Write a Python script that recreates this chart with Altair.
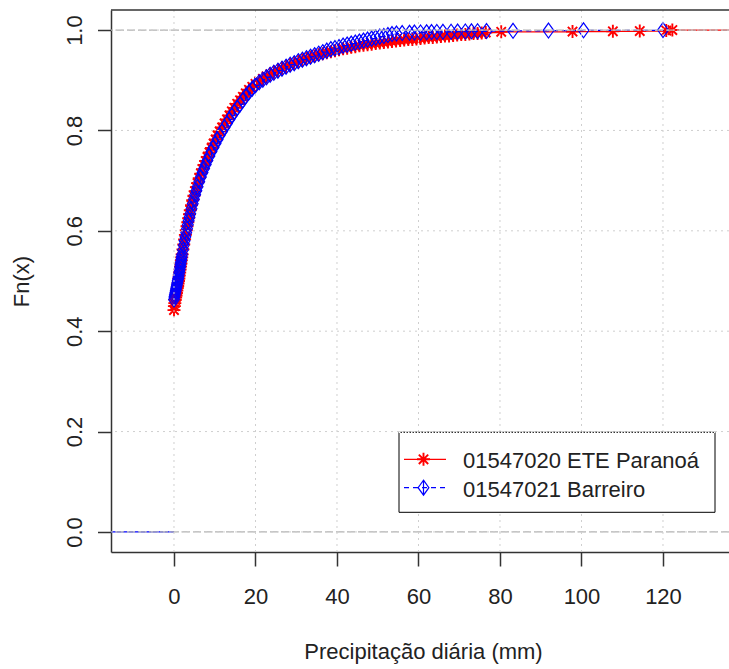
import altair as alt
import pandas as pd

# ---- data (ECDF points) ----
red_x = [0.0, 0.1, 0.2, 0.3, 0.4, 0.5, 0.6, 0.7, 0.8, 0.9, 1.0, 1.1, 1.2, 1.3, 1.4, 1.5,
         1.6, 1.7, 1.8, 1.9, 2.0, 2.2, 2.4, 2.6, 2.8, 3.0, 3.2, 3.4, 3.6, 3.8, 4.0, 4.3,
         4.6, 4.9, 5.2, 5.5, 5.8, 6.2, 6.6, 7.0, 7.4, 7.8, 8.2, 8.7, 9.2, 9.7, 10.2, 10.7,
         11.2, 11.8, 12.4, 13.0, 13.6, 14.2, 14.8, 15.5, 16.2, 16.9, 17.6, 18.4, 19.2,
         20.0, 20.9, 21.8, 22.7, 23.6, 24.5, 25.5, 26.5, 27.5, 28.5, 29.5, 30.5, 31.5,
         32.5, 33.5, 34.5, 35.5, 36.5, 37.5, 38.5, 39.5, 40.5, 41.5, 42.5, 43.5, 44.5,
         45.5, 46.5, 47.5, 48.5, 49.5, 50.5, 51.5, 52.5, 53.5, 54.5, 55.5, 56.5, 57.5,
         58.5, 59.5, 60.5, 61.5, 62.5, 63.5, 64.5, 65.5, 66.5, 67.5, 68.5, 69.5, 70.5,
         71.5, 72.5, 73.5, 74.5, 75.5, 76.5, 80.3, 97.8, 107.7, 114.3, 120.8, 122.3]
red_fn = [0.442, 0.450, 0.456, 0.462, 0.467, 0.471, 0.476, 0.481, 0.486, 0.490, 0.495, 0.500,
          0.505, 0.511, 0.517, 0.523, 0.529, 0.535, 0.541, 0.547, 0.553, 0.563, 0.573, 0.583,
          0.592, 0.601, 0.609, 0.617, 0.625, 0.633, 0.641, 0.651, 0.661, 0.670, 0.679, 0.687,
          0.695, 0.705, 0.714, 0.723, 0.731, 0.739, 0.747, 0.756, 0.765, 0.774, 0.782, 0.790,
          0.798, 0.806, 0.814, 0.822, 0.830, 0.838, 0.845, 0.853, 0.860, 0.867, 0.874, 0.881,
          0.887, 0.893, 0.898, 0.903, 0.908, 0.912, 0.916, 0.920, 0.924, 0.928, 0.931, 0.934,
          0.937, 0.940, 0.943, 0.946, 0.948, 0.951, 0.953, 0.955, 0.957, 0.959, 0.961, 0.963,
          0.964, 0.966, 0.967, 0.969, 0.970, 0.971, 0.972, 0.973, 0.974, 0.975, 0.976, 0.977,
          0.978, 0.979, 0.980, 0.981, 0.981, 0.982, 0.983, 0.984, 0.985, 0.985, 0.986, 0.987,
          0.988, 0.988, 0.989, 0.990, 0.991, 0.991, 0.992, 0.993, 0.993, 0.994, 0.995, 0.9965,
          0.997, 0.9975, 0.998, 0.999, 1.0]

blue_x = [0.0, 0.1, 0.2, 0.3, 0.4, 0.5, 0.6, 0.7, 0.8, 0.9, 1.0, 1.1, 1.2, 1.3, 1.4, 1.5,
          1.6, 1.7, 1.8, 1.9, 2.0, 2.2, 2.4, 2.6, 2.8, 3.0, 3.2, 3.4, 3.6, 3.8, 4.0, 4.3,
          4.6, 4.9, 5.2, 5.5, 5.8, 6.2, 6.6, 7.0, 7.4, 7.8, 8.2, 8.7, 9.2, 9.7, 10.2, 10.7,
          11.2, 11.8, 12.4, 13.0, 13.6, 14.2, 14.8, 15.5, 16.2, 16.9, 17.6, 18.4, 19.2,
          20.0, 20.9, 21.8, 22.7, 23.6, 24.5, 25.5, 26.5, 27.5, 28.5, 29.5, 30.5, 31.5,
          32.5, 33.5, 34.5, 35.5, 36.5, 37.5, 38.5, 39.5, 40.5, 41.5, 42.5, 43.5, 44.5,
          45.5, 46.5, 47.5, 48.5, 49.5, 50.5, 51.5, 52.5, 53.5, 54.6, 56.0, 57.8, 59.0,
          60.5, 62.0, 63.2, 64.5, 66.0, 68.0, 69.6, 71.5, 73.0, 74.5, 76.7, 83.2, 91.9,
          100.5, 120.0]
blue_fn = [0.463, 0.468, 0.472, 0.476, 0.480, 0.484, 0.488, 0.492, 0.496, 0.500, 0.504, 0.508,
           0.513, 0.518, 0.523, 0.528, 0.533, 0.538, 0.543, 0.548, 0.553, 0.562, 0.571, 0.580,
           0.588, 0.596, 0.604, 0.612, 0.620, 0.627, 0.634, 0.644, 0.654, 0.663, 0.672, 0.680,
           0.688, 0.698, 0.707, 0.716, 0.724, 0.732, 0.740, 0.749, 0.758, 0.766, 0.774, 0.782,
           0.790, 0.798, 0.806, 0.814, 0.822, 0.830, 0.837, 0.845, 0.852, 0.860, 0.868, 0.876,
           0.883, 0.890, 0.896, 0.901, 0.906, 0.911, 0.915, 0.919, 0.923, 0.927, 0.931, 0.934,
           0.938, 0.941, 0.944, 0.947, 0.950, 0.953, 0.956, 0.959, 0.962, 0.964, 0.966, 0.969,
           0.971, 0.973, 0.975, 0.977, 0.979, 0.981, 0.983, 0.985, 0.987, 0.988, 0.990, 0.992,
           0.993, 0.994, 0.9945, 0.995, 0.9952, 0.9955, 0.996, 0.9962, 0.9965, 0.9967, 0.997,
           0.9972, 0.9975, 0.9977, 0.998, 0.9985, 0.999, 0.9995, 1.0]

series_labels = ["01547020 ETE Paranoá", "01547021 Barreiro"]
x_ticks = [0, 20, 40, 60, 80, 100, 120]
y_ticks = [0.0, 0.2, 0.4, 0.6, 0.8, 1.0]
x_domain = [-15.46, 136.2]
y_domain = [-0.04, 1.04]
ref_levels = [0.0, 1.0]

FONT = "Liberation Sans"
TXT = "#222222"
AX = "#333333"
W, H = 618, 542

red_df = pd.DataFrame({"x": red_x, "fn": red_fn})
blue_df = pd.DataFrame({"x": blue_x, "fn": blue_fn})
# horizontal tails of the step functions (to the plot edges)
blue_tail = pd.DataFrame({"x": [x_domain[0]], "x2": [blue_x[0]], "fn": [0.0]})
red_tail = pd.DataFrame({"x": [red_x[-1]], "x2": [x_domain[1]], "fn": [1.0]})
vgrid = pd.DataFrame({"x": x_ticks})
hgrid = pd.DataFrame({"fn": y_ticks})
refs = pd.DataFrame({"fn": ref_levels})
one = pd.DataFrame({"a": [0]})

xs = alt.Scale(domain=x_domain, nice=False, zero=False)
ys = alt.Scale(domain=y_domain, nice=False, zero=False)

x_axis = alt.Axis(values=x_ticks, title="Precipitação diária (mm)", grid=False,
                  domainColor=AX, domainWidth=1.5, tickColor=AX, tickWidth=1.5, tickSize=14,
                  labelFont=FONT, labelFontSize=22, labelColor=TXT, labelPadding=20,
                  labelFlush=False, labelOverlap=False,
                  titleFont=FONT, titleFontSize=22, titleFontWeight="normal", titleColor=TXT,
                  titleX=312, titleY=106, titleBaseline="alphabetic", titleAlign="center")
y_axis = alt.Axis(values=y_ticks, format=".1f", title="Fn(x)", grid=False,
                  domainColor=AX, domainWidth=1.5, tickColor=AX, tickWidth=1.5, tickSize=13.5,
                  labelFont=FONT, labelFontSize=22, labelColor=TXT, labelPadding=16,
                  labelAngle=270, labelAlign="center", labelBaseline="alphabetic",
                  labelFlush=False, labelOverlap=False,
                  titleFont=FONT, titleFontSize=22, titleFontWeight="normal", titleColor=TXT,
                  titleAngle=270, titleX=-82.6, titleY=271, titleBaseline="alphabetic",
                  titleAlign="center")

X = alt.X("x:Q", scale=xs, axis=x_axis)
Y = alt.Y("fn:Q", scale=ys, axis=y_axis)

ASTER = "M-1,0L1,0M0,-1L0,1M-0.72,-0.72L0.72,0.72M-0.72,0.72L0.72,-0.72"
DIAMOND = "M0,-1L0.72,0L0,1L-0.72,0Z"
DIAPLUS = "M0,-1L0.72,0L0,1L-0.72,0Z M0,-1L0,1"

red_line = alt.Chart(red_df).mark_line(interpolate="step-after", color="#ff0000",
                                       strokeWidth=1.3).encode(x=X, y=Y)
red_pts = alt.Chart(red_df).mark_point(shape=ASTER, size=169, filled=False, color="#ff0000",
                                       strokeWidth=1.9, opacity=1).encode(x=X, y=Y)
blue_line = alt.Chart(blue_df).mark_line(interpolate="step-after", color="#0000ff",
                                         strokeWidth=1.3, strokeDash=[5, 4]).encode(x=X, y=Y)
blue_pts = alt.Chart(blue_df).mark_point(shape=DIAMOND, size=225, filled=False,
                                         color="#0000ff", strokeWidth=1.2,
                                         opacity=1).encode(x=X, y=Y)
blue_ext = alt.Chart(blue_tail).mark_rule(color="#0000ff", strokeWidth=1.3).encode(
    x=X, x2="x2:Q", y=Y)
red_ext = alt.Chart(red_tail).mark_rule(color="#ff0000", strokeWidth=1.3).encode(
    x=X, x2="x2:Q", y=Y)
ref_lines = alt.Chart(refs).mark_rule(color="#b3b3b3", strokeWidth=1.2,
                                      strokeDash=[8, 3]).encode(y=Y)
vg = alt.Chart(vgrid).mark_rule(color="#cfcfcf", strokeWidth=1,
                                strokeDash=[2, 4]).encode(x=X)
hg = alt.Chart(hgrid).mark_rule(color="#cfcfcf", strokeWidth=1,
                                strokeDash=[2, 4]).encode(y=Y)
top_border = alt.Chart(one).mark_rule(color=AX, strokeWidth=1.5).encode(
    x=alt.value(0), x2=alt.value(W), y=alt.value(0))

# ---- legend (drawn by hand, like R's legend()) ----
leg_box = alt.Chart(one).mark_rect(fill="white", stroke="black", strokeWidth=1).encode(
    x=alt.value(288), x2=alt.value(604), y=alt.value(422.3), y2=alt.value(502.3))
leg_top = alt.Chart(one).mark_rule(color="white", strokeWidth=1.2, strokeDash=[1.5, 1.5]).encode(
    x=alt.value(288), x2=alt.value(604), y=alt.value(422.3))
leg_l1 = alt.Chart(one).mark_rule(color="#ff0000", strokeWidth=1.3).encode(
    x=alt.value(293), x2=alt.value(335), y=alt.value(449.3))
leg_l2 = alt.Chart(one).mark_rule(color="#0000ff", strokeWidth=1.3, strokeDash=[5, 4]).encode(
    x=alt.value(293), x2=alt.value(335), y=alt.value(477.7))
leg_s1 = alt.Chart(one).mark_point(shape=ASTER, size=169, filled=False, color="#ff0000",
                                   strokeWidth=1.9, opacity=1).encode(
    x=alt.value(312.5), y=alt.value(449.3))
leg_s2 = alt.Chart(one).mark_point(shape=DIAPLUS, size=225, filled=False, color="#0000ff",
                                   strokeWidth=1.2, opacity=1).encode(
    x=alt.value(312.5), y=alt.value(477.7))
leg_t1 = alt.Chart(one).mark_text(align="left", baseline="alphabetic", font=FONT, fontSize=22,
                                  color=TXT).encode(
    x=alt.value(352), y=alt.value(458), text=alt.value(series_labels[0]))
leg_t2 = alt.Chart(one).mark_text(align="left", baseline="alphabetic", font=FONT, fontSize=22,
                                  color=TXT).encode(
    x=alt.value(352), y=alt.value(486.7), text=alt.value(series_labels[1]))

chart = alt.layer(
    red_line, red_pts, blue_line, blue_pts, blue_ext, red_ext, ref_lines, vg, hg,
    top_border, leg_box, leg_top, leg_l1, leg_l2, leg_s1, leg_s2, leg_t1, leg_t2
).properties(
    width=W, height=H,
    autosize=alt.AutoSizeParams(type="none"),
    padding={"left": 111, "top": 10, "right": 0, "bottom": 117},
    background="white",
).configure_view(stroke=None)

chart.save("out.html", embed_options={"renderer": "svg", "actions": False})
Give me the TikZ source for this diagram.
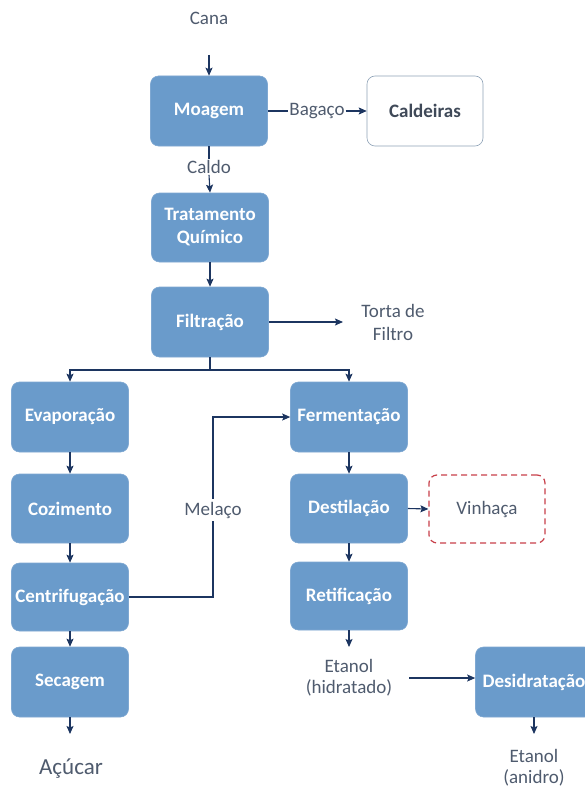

+ + + +

▶ EXERCISE INSTRUCTIONS:
Restate word for word only the lines from where the entries begin through the one with "import pandas as pd"; omit the pictures.

▶ RESULT:
Write a Python script that recreates this chart with Altair.
import altair as alt
import pandas as pd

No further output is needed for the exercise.